- Born: 1968 Birmingham, England
- Died: 2019 (aged 50–51)
- Education: University College London

= Vicki Gregory =

British microbiologist (1968–2019)

Vicki Gregory (1968–2019) was a British microbiologist and international expert on influenza. Gregory served as stalwart of the Worldwide Influenza Centre at the Francis Crick Institute in London. She was a founding member of GISAID's Database Technical Group, and was involved in signing off the annual composition of the influenza virus vaccine for the northern hemisphere.

== Early life and education ==
Gregory was born in 1968 in Birmingham, England. Her parents were businessperson Steve Gregory and librarian Sue Gregory (née Higgins). Gregory's family later moved to Hemel Hempstead, Hertfordshire. There, she completed her secondary education at the math and computing academy Longdean School. Gregory attended the University College London and received a degree in microbiology. From there, she went to research global influenza viruses at the Francis Crick Institute, in a group led initially by Alan Hay.

== Career and research ==
Gregory was stalwart of the Worldwide Influenza Centre at the Francis Crick Institute. Gregory collaborated with many World Health Organization laboratories such as those of the Global Influenza Surveillance and Response System (GISRS). Gregory was a founding member of GISAID's Database Technical Group, which provides "scientific guidance for the development of GISAID’s EpiFlu database".

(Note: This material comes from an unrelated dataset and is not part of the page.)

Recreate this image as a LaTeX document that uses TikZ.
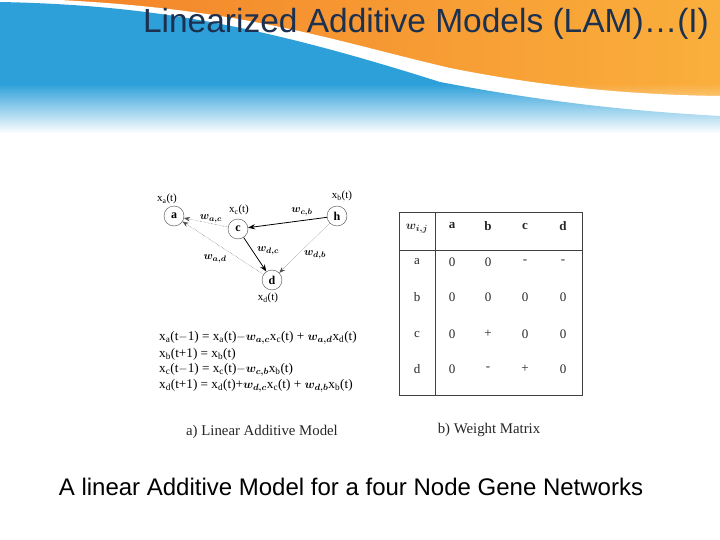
\documentclass[tikz,border=0pt]{standalone}
\usepackage{amsmath,bm}
\usepackage{fontspec}
\setmainfont{Liberation Serif}
\newfontfamily\arialf{Liberation Sans}
\usetikzlibrary{arrows.meta}
\definecolor{ttl}{RGB}{28,48,80}
\definecolor{blu}{RGB}{45,160,218}
\definecolor{orgA}{RGB}{242,128,40}
\definecolor{orgB}{RGB}{250,175,60}
\tikzset{
 gnode/.style={circle,draw=black!70,thin,minimum size=20pt,inner sep=0pt,font=\bfseries\fontsize{12}{12}\selectfont},
 lbl/.style={font=\fontsize{11}{11}\selectfont,inner sep=0pt},
 wl/.style={font=\fontsize{11}{11}\selectfont,inner sep=0pt},
 dot/.style={densely dotted,black!70,-{Stealth[length=6pt]}},
 sol/.style={black,thick,-{Stealth[length=7pt]}},
 cell/.style={font=\fontsize{13}{13}\selectfont,inner sep=0pt,text=black!85},
 eq/.style={font=\fontsize{13.2}{14}\selectfont,anchor=west,inner sep=0pt}
}
\begin{document}
\begin{tikzpicture}[x=1pt,y=-1pt]
\useasboundingbox (0,0) rectangle (720,540);
\fill[white] (0,0) rectangle (720,540);
% header
\shade[left color=orgA,right color=orgB] (0,0) rectangle (720,110);
\fill[white] (0,0) -- (60,0) .. controls (250,10) and (330,40) .. (450,68) .. controls (560,90) and (650,95) .. (720,96) -- (720,140) -- (0,140) -- cycle;
\fill[blu] (0,2) .. controls (150,5) and (260,25) .. (440,82) .. controls (560,105) and (650,112) .. (720,116) -- (720,140) -- (0,140) -- cycle;
\foreach \i in {0,...,24}{
 \pgfmathsetmacro\op{(\i+1)/25}
 \fill[white,opacity=\op] (0,{85+\i*2}) rectangle (720,{87.2+\i*2});
}
\fill[white] (0,135) rectangle (720,140);
\node[font=\arialf\fontsize{33.5}{34}\selectfont,text=ttl] (title) at (426,24) {Linearized Additive Models (LAM)\dots(I)};
% graph
\node[gnode] (a) at (174,216) {a};
\node[gnode] (c) at (238,229) {c};
\node[gnode] (b) at (337,216) {h};
\node[gnode] (d) at (272,280) {d};
\node[lbl] (la) at (167,199) {x$_\mathrm{a}$(t)};
\node[lbl] (lc) at (239,210) {x$_\mathrm{c}$(t)};
\node[lbl] (lb) at (342,196) {x$_\mathrm{b}$(t)};
\node[lbl] (ld) at (268,298) {x$_\mathrm{d}$(t)};
\draw[sol] (b) -- (c);
\draw[dot] (c) -- (a);
\draw[sol] (c) -- (d);
\draw[dot] (d) -- (a);
\draw[dot] (b) -- (d);
\node[wl] (wcb) at (302,212) {$\bm{w_{c,b}}$};
\node[wl] (wac) at (211,219) {$\bm{w_{a,c}}$};
\node[wl] (wdc) at (268,251) {$\bm{w_{d,c}}$};
\node[wl] (wad) at (215,259) {$\bm{w_{a,d}}$};
\node[wl] (wdb) at (315,255) {$\bm{w_{d,b}}$};
% equations
\node[eq] (e1) at (159,338) {x$_\mathrm{a}$(t$-$1) = x$_\mathrm{a}$(t)$-\bm{w_{a,c}}$x$_\mathrm{c}$(t) + $\bm{w_{a,d}}$x$_\mathrm{d}$(t)};
\node[eq] (e2) at (159,354) {x$_\mathrm{b}$(t+1) = x$_\mathrm{b}$(t)};
\node[eq] (e3) at (159,370) {x$_\mathrm{c}$(t$-$1) = x$_\mathrm{c}$(t)$-\bm{w_{c,b}}$x$_\mathrm{b}$(t)};
\node[eq] (e4) at (159,386) {x$_\mathrm{d}$(t+1) = x$_\mathrm{d}$(t)+$\bm{w_{d,c}}$x$_\mathrm{c}$(t) + $\bm{w_{d,b}}$x$_\mathrm{b}$(t)};
\node[font=\fontsize{14.8}{15}\selectfont,text=black!85] (capa) at (262,432) {a) Linear Additive Model};
% table
\draw[black!75] (399,212) rectangle (582,395);
\draw[black!75] (435,212) -- (435,395);
\draw[black!75] (399,250) -- (582,250);
\node[cell] (h0) at (417,229) {$\bm{w_{i,j}}$};
\foreach \n/\x in {a/452,b/488,c/525,d/563}{\node[cell,font=\bfseries\fontsize{13}{13}\selectfont] (h\n) at (\x,226) {\n};}
\foreach \r/\y/\va/\vb/\vc/\vd in {a/262/0/0/-/-, b/297/0/0/0/0, c/334/0/+/0/0, d/369/0/-/+/0}{
 \node[cell] (r\r) at (417,\y) {\r};
 \node[cell] at (452,\y) {\va};
 \node[cell] at (488,\y) {\vb};
 \node[cell] at (525,\y) {\vc};
 \node[cell] at (563,\y) {\vd};
}
\node[font=\fontsize{14.8}{15}\selectfont,text=black!85] (capb) at (489,430) {b) Weight Matrix};
\node[font=\arialf\fontsize{24}{24}\selectfont] (foot) at (351,487) {A linear Additive Model for a four Node Gene Networks};
\end{tikzpicture}
\end{document}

She also "co-authored a number of advisory commentaries on influenza virus risks and was a key person in signing off the annually revised composition of the influenza virus vaccine for the northern hemisphere."

== Personal life and death ==
In 2008, Gregory married Kieron O’Neill, the lead singer band the S-Haters, and they had a daughter.

Gregory retired due to ill health in 2018, and died of cancer, aged 51, in 2019.